The Carbon Credit Quality Initiative developed its own methodology to assess the quality of carbon credit types. The methodology has undergone targeted stakeholder consultation and has been refined over time, based on the lessons learned from its application.
What makes a high-quality carbon credit is not a simple question. CCQI uses seven quality objectives that should be considered when assessing the quality of carbon credits. Each quality objective comprises several criteria and sub-criteria that assess specific quality features.
Assessing the quality of carbon credits is methodologically challenging and often requires difficult judgments. The approaches presented in the methodology are our judgment of what quality features matter and how these could be practically assessed and weighed.

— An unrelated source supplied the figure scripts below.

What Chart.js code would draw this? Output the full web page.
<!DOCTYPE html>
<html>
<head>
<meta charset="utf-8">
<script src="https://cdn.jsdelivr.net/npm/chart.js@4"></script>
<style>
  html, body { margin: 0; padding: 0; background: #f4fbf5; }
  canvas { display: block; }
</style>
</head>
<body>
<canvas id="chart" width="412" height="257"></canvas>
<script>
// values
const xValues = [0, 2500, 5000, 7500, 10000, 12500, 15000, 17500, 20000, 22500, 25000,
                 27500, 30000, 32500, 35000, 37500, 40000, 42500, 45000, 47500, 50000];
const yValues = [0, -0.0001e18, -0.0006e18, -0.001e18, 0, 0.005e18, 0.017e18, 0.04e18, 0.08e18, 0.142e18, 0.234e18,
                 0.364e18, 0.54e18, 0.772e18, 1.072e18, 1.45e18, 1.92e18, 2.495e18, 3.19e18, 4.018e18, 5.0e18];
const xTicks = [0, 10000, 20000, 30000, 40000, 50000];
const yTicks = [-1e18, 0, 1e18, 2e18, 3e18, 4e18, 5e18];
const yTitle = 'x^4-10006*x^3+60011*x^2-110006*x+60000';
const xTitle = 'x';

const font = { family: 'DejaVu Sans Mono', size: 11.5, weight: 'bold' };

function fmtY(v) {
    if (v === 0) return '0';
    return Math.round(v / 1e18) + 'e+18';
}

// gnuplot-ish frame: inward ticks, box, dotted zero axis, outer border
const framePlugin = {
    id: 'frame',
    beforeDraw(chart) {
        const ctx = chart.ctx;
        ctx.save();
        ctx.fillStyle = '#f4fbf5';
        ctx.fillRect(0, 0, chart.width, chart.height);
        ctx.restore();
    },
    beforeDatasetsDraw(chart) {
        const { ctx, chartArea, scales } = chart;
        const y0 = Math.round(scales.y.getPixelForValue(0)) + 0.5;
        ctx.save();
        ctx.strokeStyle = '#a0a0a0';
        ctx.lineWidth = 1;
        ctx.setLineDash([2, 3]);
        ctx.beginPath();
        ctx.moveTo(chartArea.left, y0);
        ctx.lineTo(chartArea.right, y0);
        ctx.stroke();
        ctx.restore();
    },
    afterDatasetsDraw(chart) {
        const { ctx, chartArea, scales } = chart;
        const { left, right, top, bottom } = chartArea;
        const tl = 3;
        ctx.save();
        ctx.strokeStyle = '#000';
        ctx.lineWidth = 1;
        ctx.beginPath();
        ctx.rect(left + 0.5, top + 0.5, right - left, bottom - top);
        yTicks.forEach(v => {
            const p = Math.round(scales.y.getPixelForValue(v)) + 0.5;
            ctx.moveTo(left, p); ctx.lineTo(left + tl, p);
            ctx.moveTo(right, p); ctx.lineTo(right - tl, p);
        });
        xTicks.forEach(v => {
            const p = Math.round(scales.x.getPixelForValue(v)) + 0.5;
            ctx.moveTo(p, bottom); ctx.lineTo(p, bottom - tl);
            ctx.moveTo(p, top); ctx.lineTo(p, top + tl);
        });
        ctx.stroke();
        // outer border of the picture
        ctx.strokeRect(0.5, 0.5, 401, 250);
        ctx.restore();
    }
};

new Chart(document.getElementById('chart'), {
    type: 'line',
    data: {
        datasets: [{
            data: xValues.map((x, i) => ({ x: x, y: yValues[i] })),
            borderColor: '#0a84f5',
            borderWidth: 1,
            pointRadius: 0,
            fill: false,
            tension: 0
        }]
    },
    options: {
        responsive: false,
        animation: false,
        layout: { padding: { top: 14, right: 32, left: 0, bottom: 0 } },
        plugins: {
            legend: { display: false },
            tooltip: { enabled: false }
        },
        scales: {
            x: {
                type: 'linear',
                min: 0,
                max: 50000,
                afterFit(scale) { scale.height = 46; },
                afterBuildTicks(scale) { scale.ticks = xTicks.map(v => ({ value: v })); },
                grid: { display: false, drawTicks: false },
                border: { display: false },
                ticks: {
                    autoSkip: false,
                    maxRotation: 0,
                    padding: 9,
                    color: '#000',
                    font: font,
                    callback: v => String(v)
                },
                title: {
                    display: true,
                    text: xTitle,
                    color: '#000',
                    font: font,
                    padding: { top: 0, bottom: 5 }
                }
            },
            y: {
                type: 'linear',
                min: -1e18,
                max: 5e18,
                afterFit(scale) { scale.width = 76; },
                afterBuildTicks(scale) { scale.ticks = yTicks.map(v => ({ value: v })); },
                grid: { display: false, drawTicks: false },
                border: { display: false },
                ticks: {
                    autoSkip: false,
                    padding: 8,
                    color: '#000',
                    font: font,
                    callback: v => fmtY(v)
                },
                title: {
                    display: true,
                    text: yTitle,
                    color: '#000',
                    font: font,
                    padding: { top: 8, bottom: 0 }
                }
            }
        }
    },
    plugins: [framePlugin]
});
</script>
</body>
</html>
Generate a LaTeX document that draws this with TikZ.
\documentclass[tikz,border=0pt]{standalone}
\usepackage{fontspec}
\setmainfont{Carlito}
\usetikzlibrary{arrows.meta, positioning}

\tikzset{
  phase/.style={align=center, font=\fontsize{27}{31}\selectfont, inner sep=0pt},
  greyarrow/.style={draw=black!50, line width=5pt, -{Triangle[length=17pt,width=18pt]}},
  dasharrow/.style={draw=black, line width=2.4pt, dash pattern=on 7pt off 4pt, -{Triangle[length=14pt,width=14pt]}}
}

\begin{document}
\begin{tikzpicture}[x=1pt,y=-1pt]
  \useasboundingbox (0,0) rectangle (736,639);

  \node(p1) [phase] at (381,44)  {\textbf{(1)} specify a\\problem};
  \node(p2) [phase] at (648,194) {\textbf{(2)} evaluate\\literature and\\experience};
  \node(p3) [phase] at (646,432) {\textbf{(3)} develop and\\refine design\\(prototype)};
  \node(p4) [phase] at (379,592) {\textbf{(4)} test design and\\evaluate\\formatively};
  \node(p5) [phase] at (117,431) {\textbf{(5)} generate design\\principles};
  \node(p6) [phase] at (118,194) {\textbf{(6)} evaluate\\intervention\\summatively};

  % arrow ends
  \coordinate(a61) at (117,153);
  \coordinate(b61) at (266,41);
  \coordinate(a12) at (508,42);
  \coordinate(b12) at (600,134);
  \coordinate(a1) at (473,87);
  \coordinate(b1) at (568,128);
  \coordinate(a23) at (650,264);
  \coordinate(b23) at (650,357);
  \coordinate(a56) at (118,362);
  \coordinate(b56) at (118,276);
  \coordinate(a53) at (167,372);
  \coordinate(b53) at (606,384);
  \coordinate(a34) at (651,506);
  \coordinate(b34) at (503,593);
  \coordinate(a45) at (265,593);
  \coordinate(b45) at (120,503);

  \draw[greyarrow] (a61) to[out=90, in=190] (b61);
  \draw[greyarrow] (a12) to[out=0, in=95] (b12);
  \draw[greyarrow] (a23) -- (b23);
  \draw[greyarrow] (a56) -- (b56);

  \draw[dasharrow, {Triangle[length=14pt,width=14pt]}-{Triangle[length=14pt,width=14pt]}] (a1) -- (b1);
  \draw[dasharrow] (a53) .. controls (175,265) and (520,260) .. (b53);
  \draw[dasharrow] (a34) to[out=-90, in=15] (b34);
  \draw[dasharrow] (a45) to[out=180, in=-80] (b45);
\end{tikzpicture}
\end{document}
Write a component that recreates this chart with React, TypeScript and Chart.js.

To date, more than 10,000 mitigation projects are registered under carbon crediting programs. Assessing each individual project would provide the best picture of carbon credit quality—but this would require considerable resources. For this reason, CCQI focuses on scoring different types of carbon credits.
A type of carbon credit represents a specific combination of components: the project activity (e.g., landfill gas utilization), the carbon crediting program under which the carbon credits are issued (e.g., the Verified Carbon Standard), the quantification methodology that has been applied (e.g., the Clean Development Mechanism methodology ACM0001) and the country where the project is located (e.g., Brazil). Each of these components are used to define, and then score, types of carbon credits.
For each criterion or sub-criterion, our assessment methodology identifies which of these factors are most significant for carbon credit quality, and then evaluates the criterion or sub-criterion at these levels. For example, the "robustness of the quantification of emission reductions" is mainly assessed by evaluating the detailed provisions of the quantification methodologies applied, whereas the robustness of third-party auditing is assessed by evaluating the carbon crediting program's rules on third-party auditing.
This approach allows our assessments to cover a large share of carbon credits available on the market. It does not, however, necessarily account for the unique conditions of each individual project. For example, the sustainable development benefits of an afforestation activity will strongly depend on how the activity is designed.
For these reasons, our scores represent the likelihood or confidence that the quality objectives or criteria are met. The carbon credit quality of individual projects could vary considerably from our scores. Our scores should therefore be considered as a starting point for further due diligence.
While this initiative only publishes scores for types of carbon credits, the methodology can also be applied to individual projects. This requires, however, considerable carbon crediting expertise. To help users apply the methodology and derive their own scores, CCQI provides an Excel tool. Moreover, other agencies, such as Calyx Global, Sylvera, or BeZero, offer gradings of individual projects against subscription fees.
Our assessment methodology uses a scale of 1 to 5 to indicate the confidence or likelihood that types of carbon credits meet each quality objective, criterion or sub-criterion, with 5 representing the highest score. The scores have the following meaning:
|Very high confidence or likelihood that the assessment subject meets the criterion or quality objective.|
|High confidence or likelihood that the assessment subject meets the criterion or quality objective.|
|Moderate confidence or likelihood that the assessment subject meets the criterion or quality objective.|
|Low confidence or likelihood that the assessment subject meets the criterion or quality objective.|
|Very low confidence or likelihood that the assessment subject meets the criterion or quality objective.|
The results from each evaluation are combined into scores for each of the seven quality objectives. The final results for the seven quality objectives are not further aggregated but displayed separately. This aims to provide a nuanced picture of the different quality features of carbon credits and allows buyers to determine which quality objectives are most important to them.
The methodology draws upon innovative approaches to combine scores, such as "inverse weighing". This aims to ensure that a good performance on one criterion cannot make up for a bad performance in another criterion.